## Start THE RECORDS

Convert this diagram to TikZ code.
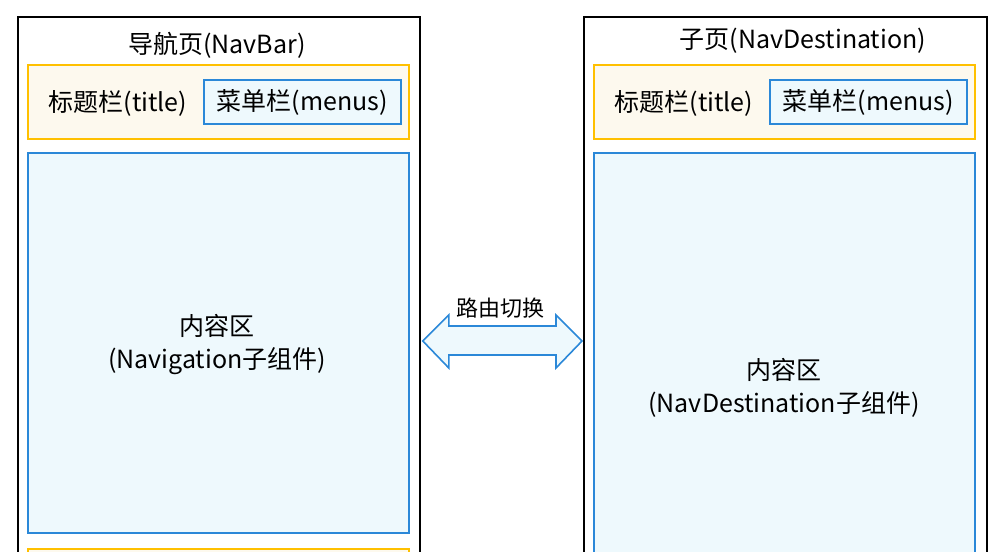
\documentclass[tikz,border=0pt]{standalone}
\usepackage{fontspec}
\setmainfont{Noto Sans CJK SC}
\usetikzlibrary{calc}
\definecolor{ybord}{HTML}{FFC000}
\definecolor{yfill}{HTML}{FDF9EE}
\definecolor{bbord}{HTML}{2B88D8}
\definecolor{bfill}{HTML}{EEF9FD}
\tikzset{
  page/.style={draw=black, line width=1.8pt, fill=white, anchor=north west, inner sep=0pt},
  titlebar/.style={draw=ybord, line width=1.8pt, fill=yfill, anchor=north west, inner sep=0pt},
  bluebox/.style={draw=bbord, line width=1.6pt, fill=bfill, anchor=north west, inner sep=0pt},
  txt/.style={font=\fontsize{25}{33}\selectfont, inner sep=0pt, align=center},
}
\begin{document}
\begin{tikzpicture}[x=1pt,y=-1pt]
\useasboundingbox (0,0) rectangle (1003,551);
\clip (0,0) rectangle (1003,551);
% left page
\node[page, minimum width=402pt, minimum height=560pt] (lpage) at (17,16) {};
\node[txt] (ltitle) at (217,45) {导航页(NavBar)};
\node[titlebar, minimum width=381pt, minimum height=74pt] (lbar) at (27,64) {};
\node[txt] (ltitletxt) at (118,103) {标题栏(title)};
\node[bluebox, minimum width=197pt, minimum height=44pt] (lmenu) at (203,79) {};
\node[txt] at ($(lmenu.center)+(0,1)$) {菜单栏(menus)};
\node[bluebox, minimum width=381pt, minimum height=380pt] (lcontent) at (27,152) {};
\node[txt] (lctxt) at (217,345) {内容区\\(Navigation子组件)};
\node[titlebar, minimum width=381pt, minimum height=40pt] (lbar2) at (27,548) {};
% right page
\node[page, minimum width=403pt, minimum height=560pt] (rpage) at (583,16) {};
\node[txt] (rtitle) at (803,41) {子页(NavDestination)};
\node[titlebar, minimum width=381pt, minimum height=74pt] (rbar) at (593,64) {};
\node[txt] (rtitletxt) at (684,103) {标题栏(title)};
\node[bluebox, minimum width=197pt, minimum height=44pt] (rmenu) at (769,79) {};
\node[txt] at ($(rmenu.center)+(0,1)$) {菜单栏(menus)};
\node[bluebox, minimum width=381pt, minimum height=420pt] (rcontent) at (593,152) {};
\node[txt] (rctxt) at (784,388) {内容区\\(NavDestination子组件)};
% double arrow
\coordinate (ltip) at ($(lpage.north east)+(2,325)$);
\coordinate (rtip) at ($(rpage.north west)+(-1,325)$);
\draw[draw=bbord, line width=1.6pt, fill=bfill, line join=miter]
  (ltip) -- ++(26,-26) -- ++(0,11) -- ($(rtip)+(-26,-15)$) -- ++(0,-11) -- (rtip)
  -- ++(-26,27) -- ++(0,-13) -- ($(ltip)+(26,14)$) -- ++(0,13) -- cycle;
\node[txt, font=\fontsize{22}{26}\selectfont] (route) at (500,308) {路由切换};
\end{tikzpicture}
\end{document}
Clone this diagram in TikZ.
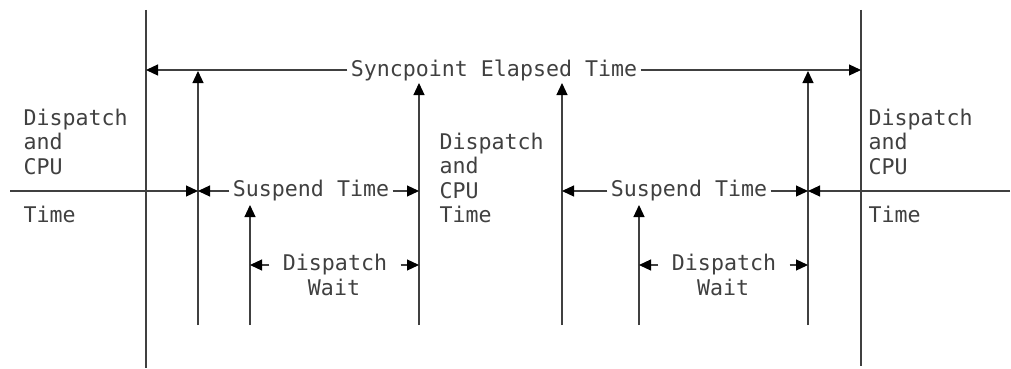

## End THE RECORDS

GOAL -> Set each line of the records down exactly, leaving every picture out.

REPLY TO THE TASK ->
Convert this diagram to TikZ code.
\documentclass[tikz,border=0pt]{standalone}
\usepackage{fontspec}
\setmainfont{Noto Sans CJK SC}
\usetikzlibrary{calc}
\definecolor{ybord}{HTML}{FFC000}
\definecolor{yfill}{HTML}{FDF9EE}
\definecolor{bbord}{HTML}{2B88D8}
\definecolor{bfill}{HTML}{EEF9FD}
\tikzset{
  page/.style={draw=black, line width=1.8pt, fill=white, anchor=north west, inner sep=0pt},
  titlebar/.style={draw=ybord, line width=1.8pt, fill=yfill, anchor=north west, inner sep=0pt},
  bluebox/.style={draw=bbord, line width=1.6pt, fill=bfill, anchor=north west, inner sep=0pt},
  txt/.style={font=\fontsize{25}{33}\selectfont, inner sep=0pt, align=center},
}
\begin{document}
\begin{tikzpicture}[x=1pt,y=-1pt]
\useasboundingbox (0,0) rectangle (1003,551);
\clip (0,0) rectangle (1003,551);
% left page
\node[page, minimum width=402pt, minimum height=560pt] (lpage) at (17,16) {};
\node[txt] (ltitle) at (217,45) {导航页(NavBar)};
\node[titlebar, minimum width=381pt, minimum height=74pt] (lbar) at (27,64) {};
\node[txt] (ltitletxt) at (118,103) {标题栏(title)};
\node[bluebox, minimum width=197pt, minimum height=44pt] (lmenu) at (203,79) {};
\node[txt] at ($(lmenu.center)+(0,1)$) {菜单栏(menus)};
\node[bluebox, minimum width=381pt, minimum height=380pt] (lcontent) at (27,152) {};
\node[txt] (lctxt) at (217,345) {内容区\\(Navigation子组件)};
\node[titlebar, minimum width=381pt, minimum height=40pt] (lbar2) at (27,548) {};
% right page
\node[page, minimum width=403pt, minimum height=560pt] (rpage) at (583,16) {};
\node[txt] (rtitle) at (803,41) {子页(NavDestination)};
\node[titlebar, minimum width=381pt, minimum height=74pt] (rbar) at (593,64) {};
\node[txt] (rtitletxt) at (684,103) {标题栏(title)};
\node[bluebox, minimum width=197pt, minimum height=44pt] (rmenu) at (769,79) {};
\node[txt] at ($(rmenu.center)+(0,1)$) {菜单栏(menus)};
\node[bluebox, minimum width=381pt, minimum height=420pt] (rcontent) at (593,152) {};
\node[txt] (rctxt) at (784,388) {内容区\\(NavDestination子组件)};
% double arrow
\coordinate (ltip) at ($(lpage.north east)+(2,325)$);
\coordinate (rtip) at ($(rpage.north west)+(-1,325)$);
\draw[draw=bbord, line width=1.6pt, fill=bfill, line join=miter]
  (ltip) -- ++(26,-26) -- ++(0,11) -- ($(rtip)+(-26,-15)$) -- ++(0,-11) -- (rtip)
  -- ++(-26,27) -- ++(0,-13) -- ($(ltip)+(26,14)$) -- ++(0,13) -- cycle;
\node[txt, font=\fontsize{22}{26}\selectfont] (route) at (500,308) {路由切换};
\end{tikzpicture}
\end{document}
Clone this diagram in TikZ.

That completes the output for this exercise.